** Begin Source material **

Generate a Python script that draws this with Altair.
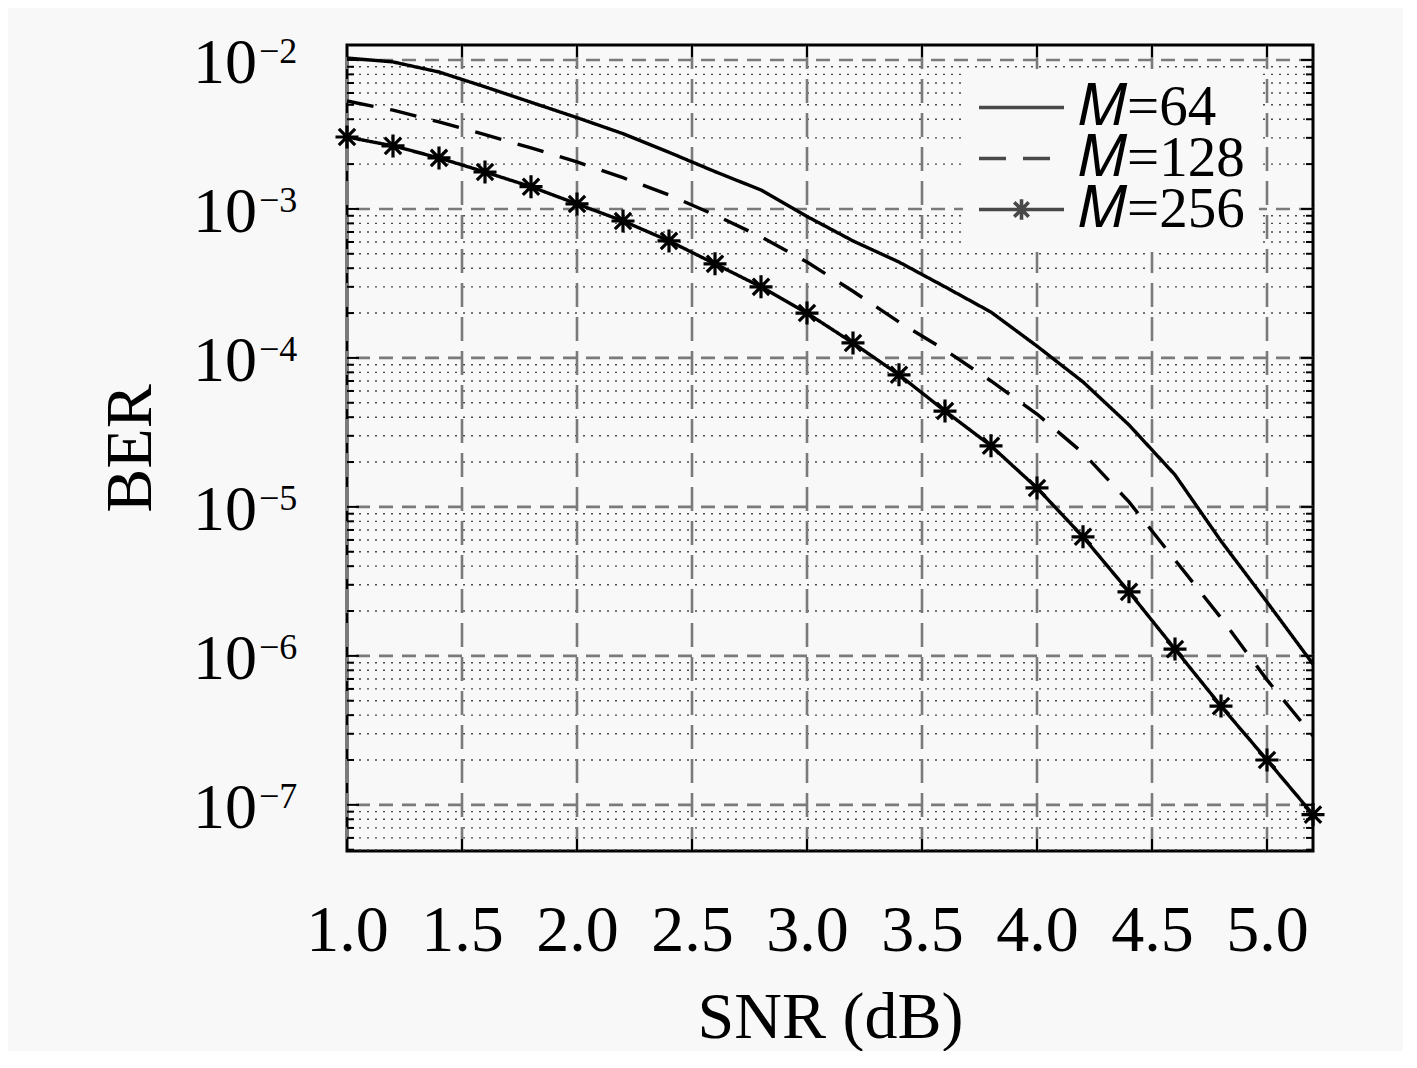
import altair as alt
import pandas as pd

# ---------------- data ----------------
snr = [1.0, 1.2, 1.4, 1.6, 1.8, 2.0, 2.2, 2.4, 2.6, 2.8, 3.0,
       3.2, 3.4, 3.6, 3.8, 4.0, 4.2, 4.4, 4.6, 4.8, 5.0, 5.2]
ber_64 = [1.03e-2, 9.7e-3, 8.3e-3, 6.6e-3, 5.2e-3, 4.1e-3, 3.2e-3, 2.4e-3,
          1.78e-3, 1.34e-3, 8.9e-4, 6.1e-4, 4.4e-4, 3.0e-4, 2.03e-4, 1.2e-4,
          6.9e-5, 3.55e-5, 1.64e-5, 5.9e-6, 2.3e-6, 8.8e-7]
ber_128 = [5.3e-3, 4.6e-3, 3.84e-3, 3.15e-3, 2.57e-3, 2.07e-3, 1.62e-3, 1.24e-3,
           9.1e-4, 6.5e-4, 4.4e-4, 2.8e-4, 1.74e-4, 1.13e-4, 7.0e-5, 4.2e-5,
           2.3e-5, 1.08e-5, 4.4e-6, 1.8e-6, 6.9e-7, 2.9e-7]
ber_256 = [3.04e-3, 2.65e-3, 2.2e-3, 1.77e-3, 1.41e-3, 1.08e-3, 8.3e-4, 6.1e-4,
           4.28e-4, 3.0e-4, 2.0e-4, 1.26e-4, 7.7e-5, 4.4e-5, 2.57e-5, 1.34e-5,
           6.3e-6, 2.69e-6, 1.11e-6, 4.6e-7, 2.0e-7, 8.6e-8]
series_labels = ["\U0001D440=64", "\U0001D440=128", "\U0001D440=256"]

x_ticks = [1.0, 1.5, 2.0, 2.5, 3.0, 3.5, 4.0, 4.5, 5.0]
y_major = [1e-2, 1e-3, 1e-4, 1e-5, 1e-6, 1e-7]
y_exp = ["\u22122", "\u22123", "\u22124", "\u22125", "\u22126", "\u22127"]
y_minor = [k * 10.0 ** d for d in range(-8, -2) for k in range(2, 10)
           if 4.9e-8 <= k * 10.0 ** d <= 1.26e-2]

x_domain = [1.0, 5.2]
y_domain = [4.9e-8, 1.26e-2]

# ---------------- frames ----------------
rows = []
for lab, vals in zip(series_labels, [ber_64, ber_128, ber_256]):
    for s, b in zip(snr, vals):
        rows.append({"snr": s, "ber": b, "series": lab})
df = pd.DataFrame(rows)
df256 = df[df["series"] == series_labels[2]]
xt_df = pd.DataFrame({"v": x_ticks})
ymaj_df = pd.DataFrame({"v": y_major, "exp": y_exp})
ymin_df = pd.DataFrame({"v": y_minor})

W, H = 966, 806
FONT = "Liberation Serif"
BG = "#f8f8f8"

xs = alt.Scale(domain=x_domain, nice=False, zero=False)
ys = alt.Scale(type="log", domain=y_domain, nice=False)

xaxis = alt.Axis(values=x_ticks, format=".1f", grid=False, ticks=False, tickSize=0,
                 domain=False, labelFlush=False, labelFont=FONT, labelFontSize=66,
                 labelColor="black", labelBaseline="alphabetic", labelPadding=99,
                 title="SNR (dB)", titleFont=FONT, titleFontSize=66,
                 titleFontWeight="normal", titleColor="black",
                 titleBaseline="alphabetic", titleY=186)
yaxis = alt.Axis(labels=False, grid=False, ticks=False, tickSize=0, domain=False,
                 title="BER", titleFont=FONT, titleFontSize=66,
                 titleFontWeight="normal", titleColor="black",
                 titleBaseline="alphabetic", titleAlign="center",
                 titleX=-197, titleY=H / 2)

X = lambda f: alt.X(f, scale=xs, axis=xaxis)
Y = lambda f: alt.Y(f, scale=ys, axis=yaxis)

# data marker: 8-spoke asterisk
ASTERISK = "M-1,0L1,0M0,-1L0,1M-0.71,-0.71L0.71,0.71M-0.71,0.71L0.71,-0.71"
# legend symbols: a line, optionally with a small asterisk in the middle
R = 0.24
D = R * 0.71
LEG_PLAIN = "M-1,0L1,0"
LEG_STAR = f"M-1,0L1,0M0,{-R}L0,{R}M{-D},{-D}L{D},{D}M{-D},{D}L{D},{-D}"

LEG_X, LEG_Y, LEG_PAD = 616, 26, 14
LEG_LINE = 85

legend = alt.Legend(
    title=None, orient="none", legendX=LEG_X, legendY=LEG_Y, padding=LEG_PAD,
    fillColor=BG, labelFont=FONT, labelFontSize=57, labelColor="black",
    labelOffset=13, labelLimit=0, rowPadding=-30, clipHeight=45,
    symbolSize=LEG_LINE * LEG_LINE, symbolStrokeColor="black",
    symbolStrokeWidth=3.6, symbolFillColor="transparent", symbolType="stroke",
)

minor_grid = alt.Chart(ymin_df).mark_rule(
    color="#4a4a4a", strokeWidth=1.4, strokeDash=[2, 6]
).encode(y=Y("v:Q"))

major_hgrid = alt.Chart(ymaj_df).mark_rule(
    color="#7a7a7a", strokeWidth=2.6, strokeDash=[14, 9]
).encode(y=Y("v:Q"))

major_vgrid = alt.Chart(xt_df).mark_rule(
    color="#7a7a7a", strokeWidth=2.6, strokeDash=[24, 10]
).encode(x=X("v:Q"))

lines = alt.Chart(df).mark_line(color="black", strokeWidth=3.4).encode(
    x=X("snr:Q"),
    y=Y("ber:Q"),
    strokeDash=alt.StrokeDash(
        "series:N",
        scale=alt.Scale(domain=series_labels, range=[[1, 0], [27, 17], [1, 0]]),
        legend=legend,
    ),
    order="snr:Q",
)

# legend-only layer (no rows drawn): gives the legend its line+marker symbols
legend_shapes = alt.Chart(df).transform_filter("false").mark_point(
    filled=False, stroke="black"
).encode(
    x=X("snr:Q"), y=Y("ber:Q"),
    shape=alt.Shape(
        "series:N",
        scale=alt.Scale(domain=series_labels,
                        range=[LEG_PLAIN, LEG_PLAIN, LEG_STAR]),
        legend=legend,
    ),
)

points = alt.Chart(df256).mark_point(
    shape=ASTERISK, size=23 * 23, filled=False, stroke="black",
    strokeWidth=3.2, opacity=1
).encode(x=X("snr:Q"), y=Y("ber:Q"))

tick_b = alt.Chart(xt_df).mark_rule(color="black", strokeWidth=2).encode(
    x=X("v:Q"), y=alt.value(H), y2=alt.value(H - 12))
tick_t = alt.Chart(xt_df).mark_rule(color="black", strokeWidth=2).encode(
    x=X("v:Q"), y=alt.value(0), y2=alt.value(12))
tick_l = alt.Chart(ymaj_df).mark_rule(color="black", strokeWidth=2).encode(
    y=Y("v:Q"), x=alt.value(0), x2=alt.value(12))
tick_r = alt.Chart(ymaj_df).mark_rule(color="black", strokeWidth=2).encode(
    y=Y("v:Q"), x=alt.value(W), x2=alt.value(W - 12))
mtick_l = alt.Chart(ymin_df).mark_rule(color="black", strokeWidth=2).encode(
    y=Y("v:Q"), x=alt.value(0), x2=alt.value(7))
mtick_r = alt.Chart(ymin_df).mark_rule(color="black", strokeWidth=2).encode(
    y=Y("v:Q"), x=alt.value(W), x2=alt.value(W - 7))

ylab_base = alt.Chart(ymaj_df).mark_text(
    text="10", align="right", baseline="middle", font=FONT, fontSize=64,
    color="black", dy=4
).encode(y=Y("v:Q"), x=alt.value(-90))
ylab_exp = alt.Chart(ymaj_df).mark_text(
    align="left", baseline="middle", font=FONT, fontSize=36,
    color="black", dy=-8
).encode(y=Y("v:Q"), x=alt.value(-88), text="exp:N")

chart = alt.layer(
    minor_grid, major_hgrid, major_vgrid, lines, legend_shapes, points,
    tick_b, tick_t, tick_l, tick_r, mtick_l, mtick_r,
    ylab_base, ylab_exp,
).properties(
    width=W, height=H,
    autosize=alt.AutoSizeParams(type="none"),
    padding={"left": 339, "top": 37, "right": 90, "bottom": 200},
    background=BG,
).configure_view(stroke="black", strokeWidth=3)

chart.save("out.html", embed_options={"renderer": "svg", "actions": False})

** End Source material **

### Task statement
Omit the pictures, then repeat exactly each line from the beginning of the listing through the line with "import pandas as pd".

### Correct result
Generate a Python script that draws this with Altair.
import altair as alt
import pandas as pd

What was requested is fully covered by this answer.